6. Big Data: Facing the Complexities

Xueqi Cheng, Professor at the Institute of Computing Technology, Chinese Academy of Sciences (ICT-CAS), and the director of the CAS Key Laboratory of Network Data Science and Technology.

Abstract:
Big data have emerged due to the interaction between human, machine and thing in the Cyberspace. The increase of the scale and complexity of the data calls for new techniques and architecture for capturing, storing, managing, and processing the data so as to mine the big values. In this talk, we will talk about the major scientific challenges brought by big data, i.e. data complexity, computation complexity and system complexity. The three complexity problems require us to take a brand new view in data, algorithm and computational systems. It is expected to further discover the common laws within big data, study the reduced and incremental computing theory, and bring the life-cycle of data into system design.

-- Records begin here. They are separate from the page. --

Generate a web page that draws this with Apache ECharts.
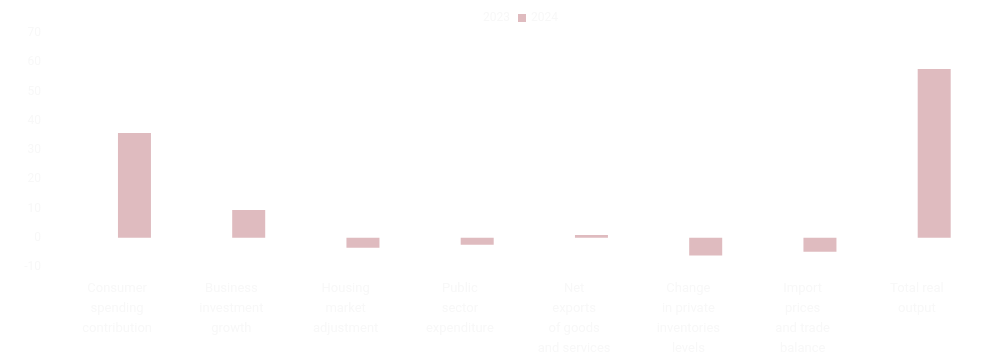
<!DOCTYPE html>
<html>
<head>
<meta charset="utf-8">
<script src="https://cdn.jsdelivr.net/npm/echarts@6/dist/echarts.min.js"></script>
<style>html,body{margin:0;padding:0;background:#fff;}#c{width:985px;height:363px;}</style>
</head>
<body>
<div id="c"></div>
<script>
var categories = [
  "Consumer\nspending\ncontribution",
  "Business\ninvestment\ngrowth",
  "Housing\nmarket\nadjustment",
  "Public\nsector\nexpenditure",
  "Net\nexports\nof goods\nand services",
  "Change\nin private\ninventories\nlevels",
  "Import\nprices\nand trade\nbalance",
  "Total real\noutput"
];
var seriesNames = ["2023", "2024"];
var previousValues = [30.0, 1.3, -2.0, -1.5, 0.5, -4.0, -3.0, 50.0];
var currentValues = [35.8, 9.5, -3.4, -2.4, 0.9, -6.1, -4.8, 57.7];
var yMin = -10, yMax = 70, yStep = 10;

var faint = '#f8f8f8';
var chart = echarts.init(document.getElementById('c'));
chart.setOption({
  animation: false,
  backgroundColor: '#ffffff',
  legend: {
    top: 7,
    left: 465,
    itemWidth: 8,
    itemHeight: 8,
    icon: 'rect',
    textStyle: { color: faint, fontSize: 12, fontFamily: 'Roboto' },
    data: seriesNames
  },
  grid: { left: 60, right: 11, top: 33, bottom: 96 },
  xAxis: {
    type: 'category',
    data: categories,
    axisLine: { show: false },
    axisTick: { show: false },
    axisLabel: { color: faint, fontSize: 13, lineHeight: 20, interval: 0, margin: 12, fontFamily: 'Roboto' }
  },
  yAxis: {
    type: 'value',
    min: yMin, max: yMax, interval: yStep,
    axisLine: { show: false },
    axisTick: { show: false },
    splitLine: { show: false },
    axisLabel: { color: faint, fontSize: 12, margin: 19, fontFamily: 'Roboto' }
  },
  series: [
    {
      name: seriesNames[0], type: 'bar', data: previousValues,
      barWidth: 33, barGap: '5%',
      itemStyle: { color: '#ffffff' },
      label: { show: true, position: 'top', color: '#ffffff', fontSize: 12 }
    },
    {
      name: seriesNames[1], type: 'bar', data: currentValues,
      barWidth: 33, barGap: '5%',
      itemStyle: { color: '#dfbbbf' }
    }
  ]
});
</script>
</body>
</html>
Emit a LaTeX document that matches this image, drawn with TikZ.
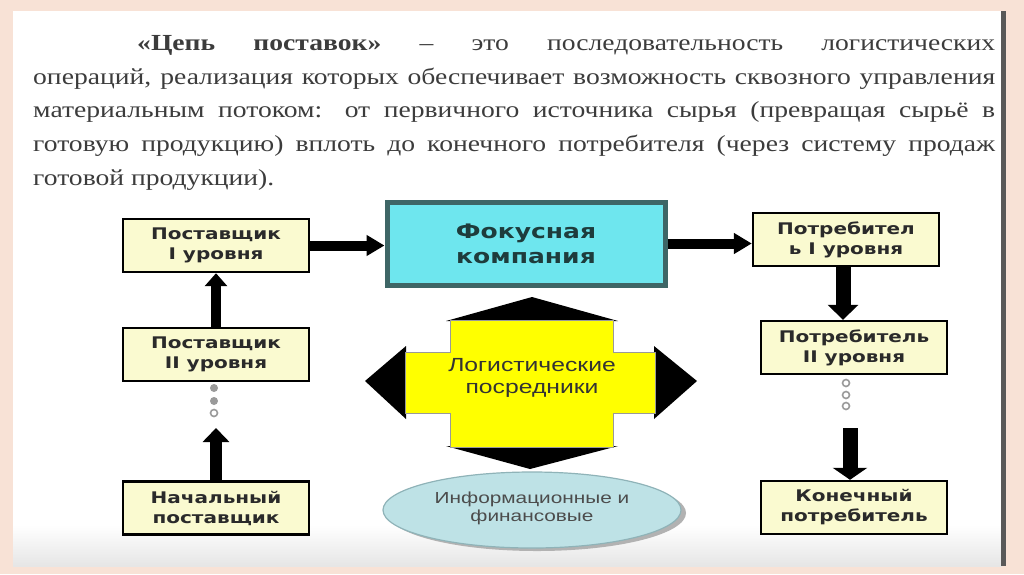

A bunch of related works as well as our practices in these perspectives will be covered in this talk.

Biography:
Xueqi Cheng is a Professor at the Institute of Computing Technology, Chinese Academy of Sciences (ICT-CAS), and the director of the CAS Key Laboratory of Network Data Science and Technology. His main research interests include Network Science, Web Search and Data Mining, Big Data Processing and Distributed Computing Architecture, etc. He has published more than 150 publications in prestigious journals and conferences, including IEEE ToIT, IEEE TKDE, Journal of Statistics Mechanics: Theory and Experiment, Physical Review E., ACM SIGIR, WWW, ACM CIKM, WSDM, IJCAI, ICDM and so on. He has won the Best Paper Award in CIKM (2011) and Best Student Paper Award in SIGIR (2012). He is currently serving on the editorial board of Journal of Computer Science and Technology, Journal of Computer, etc. Prof. Cheng is a recipient of the China Youth Science and Technology Award (2011), the Young Scientist Award of Chinese Academy of Sciences (2010), CVIC Software Engineering Award (2008), the Second prize for the National Science and Technology Progress (2004), etc.